[DATA LISTING]
------------------------------------

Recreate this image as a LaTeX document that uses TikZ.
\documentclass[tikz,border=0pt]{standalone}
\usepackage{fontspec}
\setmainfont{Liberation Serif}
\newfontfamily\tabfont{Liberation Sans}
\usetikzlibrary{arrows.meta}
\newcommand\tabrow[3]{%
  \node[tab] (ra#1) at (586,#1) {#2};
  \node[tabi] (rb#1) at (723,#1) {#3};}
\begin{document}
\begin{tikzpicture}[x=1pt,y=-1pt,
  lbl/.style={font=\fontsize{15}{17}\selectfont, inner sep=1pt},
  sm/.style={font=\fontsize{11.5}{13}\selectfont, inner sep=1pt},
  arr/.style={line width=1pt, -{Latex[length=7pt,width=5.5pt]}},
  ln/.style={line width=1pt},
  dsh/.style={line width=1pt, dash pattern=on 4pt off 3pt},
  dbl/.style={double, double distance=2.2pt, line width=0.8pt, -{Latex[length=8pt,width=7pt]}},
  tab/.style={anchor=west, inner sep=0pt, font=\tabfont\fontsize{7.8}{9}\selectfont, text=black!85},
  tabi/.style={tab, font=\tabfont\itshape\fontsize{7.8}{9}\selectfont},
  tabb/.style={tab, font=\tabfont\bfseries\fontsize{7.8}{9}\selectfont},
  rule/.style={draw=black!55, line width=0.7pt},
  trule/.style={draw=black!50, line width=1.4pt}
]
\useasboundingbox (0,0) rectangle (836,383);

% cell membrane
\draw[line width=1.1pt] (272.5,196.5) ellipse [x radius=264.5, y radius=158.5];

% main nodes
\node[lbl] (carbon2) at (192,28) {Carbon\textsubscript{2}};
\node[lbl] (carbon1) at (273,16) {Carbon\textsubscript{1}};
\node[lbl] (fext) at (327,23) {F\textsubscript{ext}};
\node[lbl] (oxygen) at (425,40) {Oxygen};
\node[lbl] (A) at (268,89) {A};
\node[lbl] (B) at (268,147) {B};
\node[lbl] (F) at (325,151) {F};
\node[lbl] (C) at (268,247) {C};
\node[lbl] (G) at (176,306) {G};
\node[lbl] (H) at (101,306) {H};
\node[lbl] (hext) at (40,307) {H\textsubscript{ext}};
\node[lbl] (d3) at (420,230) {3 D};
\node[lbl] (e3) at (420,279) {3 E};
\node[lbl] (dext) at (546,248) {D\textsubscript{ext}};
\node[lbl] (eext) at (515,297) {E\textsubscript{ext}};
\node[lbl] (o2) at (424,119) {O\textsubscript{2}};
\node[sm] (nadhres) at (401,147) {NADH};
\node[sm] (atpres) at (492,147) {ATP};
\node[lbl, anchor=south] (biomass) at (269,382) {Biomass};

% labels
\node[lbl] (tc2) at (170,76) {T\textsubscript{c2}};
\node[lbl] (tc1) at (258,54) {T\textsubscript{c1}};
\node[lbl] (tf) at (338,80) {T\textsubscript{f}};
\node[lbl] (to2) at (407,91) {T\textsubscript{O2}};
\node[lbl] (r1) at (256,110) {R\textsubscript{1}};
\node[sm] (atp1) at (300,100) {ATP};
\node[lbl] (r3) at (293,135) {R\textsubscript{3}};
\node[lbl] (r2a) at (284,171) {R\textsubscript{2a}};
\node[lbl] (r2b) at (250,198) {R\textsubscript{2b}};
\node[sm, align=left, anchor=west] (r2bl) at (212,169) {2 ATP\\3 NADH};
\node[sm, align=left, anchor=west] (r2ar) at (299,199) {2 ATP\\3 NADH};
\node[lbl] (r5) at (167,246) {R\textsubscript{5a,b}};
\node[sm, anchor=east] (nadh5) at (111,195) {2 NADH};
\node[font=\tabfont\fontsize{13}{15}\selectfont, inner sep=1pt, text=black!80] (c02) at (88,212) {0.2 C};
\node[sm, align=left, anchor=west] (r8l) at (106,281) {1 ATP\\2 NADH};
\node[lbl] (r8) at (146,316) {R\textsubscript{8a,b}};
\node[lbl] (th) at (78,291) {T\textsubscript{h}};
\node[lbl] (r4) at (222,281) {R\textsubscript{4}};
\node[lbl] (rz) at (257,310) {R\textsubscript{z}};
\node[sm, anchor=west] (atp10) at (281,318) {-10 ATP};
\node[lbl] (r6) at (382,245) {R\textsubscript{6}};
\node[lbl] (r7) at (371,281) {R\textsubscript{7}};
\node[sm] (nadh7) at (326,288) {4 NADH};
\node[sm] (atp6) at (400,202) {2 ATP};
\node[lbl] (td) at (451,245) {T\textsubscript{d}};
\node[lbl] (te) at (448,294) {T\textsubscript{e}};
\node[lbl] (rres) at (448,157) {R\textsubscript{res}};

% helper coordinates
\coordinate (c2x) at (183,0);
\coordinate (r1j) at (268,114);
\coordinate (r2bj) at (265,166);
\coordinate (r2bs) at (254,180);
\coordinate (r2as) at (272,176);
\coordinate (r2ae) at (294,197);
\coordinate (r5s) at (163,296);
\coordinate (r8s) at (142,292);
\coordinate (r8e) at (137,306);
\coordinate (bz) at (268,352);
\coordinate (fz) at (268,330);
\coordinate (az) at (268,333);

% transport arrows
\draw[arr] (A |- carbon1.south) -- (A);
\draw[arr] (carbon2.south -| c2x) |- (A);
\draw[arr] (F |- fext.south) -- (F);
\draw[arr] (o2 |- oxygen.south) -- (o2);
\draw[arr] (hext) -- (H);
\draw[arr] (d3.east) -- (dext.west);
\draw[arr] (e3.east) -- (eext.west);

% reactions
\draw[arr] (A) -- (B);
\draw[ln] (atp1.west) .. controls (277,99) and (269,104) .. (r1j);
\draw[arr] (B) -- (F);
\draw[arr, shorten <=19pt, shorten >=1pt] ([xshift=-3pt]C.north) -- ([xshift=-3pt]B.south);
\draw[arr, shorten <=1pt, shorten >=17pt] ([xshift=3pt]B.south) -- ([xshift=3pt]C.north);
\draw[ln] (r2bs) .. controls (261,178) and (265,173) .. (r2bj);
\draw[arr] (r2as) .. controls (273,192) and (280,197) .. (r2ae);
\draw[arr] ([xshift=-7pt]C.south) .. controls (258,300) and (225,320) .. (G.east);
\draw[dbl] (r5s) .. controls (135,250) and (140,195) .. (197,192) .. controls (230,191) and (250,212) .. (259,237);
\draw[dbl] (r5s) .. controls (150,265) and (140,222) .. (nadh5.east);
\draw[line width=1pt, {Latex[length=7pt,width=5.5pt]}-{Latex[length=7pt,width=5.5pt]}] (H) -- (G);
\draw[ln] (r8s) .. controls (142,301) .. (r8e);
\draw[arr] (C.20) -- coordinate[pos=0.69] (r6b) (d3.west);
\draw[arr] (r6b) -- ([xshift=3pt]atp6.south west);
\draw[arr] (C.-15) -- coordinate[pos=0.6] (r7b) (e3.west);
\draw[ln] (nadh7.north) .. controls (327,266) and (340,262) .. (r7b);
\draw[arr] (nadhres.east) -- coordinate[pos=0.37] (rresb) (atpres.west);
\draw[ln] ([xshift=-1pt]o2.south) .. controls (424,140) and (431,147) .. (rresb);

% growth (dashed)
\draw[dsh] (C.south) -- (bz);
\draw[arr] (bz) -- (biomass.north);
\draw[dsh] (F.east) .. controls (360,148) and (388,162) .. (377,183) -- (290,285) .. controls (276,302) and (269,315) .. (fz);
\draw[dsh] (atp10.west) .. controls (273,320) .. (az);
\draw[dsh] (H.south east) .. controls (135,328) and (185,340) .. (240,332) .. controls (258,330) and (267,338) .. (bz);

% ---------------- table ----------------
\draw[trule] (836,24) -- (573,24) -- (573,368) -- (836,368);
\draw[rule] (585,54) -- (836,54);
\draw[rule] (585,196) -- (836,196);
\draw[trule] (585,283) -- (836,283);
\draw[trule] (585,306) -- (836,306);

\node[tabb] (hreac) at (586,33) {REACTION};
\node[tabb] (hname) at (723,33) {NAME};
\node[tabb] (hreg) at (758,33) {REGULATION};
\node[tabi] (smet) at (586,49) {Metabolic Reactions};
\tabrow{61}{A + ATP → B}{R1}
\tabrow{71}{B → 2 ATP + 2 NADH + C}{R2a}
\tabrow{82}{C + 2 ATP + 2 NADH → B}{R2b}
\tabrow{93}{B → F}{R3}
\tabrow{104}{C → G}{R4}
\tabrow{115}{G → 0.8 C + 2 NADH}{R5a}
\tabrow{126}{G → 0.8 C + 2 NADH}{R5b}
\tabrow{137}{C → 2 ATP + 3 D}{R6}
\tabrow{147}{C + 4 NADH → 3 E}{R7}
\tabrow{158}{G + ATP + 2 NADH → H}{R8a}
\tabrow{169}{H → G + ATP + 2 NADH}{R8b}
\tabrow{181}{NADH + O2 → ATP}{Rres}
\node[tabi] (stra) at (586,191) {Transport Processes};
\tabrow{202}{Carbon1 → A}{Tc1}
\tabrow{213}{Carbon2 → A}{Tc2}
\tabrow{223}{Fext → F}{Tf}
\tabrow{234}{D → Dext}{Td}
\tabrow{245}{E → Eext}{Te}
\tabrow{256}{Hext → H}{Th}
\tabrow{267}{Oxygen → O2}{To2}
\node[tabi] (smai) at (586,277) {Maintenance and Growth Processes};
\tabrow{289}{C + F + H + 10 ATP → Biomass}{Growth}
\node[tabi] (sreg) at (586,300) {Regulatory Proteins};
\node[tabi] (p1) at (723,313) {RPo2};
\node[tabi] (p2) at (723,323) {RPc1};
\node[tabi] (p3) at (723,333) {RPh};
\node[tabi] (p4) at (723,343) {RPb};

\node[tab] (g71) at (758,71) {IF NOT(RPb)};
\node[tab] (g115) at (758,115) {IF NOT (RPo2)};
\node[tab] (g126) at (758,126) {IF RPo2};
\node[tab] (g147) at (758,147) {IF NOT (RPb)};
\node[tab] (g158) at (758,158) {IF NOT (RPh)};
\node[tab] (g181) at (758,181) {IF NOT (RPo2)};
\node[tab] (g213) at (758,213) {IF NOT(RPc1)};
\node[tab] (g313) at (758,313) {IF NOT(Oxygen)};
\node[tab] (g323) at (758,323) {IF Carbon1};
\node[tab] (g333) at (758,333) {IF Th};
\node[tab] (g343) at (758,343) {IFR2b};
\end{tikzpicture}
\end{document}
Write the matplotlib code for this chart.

------------------------------------

[SET EXERCISE] In the records above, how many lines contain the word "this"? Give the number alone.

[REPLY] 2